> EXERCISE BRIEF
Select, from the material below, each line with "matplotlib" in it.
# SUPPLIED DATA start
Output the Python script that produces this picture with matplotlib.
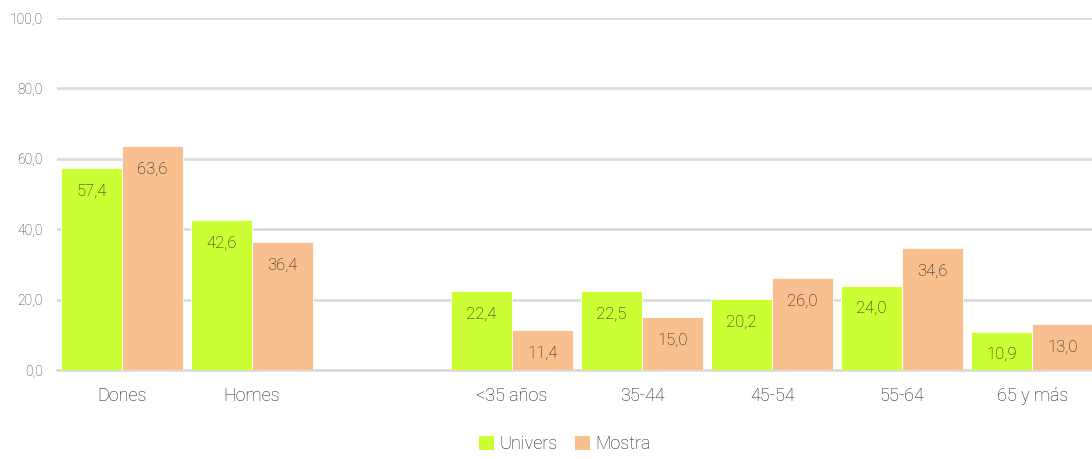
import matplotlib
matplotlib.use("Agg")
import matplotlib.pyplot as plt
import numpy as np
from matplotlib.patches import Patch

categories = ["Dones", "Homes", "", "<35 años", "35-44", "45-54", "55-64", "65 y más"]
univers = [57.4, 42.6, None, 22.4, 22.5, 20.2, 24.0, 10.9]
mostra = [63.6, 36.4, None, 11.4, 15.0, 26.0, 34.6, 13.0]
yticks = [0, 20, 40, 60, 80, 100]

plt.rcParams['font.family'] = ["Roboto", "DejaVu Sans"]
plt.rcParams['font.weight'] = "light"

c_univ = "#CCFF33"
c_most = "#F9C08F"
grid_c = "#D9D9D9"

fig = plt.figure(figsize=(10.92, 4.59), dpi=100)
ax = fig.add_axes([57/1092, 89/459, 1 - 57/1092, (370-18)/459])

x = np.arange(len(categories))
w = 0.47
for i in range(len(categories)):
    for val, off, col in ((univers[i], -w/2, c_univ), (mostra[i], w/2, c_most)):
        if val is None:
            continue
        ax.bar(x[i] + off, val, width=w, color=col, edgecolor="white", linewidth=0.6, zorder=3)
        ax.annotate(f"{val:.1f}".replace(".", ","), xy=(x[i] + off, val), xytext=(0, -16.5),
                    textcoords="offset points", ha="center", va="center",
                    fontsize=12, color="#1a1a1a", zorder=4)

ax.set_xlim(-0.5, 7.46)
ax.set_ylim(0, 100)
ax.set_yticks(yticks)
ax.set_yticklabels([f"{v:.1f}".replace(".", ",") for v in yticks], fontsize=10, color="#333333")
ax.set_xticks(x)
ax.set_xticklabels(categories, fontsize=13, color="#1a1a1a")
ax.tick_params(axis="both", length=0)
ax.tick_params(axis="y", pad=10)
ax.tick_params(axis="x", pad=12)
ax.grid(axis="y", color=grid_c, linewidth=1.8, zorder=0)
for s in ["top", "right", "left"]:
    ax.spines[s].set_visible(False)
ax.spines["bottom"].set_color(grid_c)
ax.spines["bottom"].set_linewidth(1.8)

handles = [Patch(facecolor=c_univ, label="Univers"), Patch(facecolor=c_most, label="Mostra")]
fig.legend(handles=handles, loc="center", bbox_to_anchor=(565/1092, 1 - 444/459), ncol=2,
           frameon=False, fontsize=13, handlelength=0.8, handleheight=0.8,
           handletextpad=0.3, columnspacing=1.0, labelcolor="#1a1a1a")

fig.savefig("out.png", dpi=100)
# SUPPLIED DATA end
> TASK RESPONSE
Output the Python script that produces this picture with matplotlib.
import matplotlib
matplotlib.use("Agg")
import matplotlib.pyplot as plt
from matplotlib.patches import Patch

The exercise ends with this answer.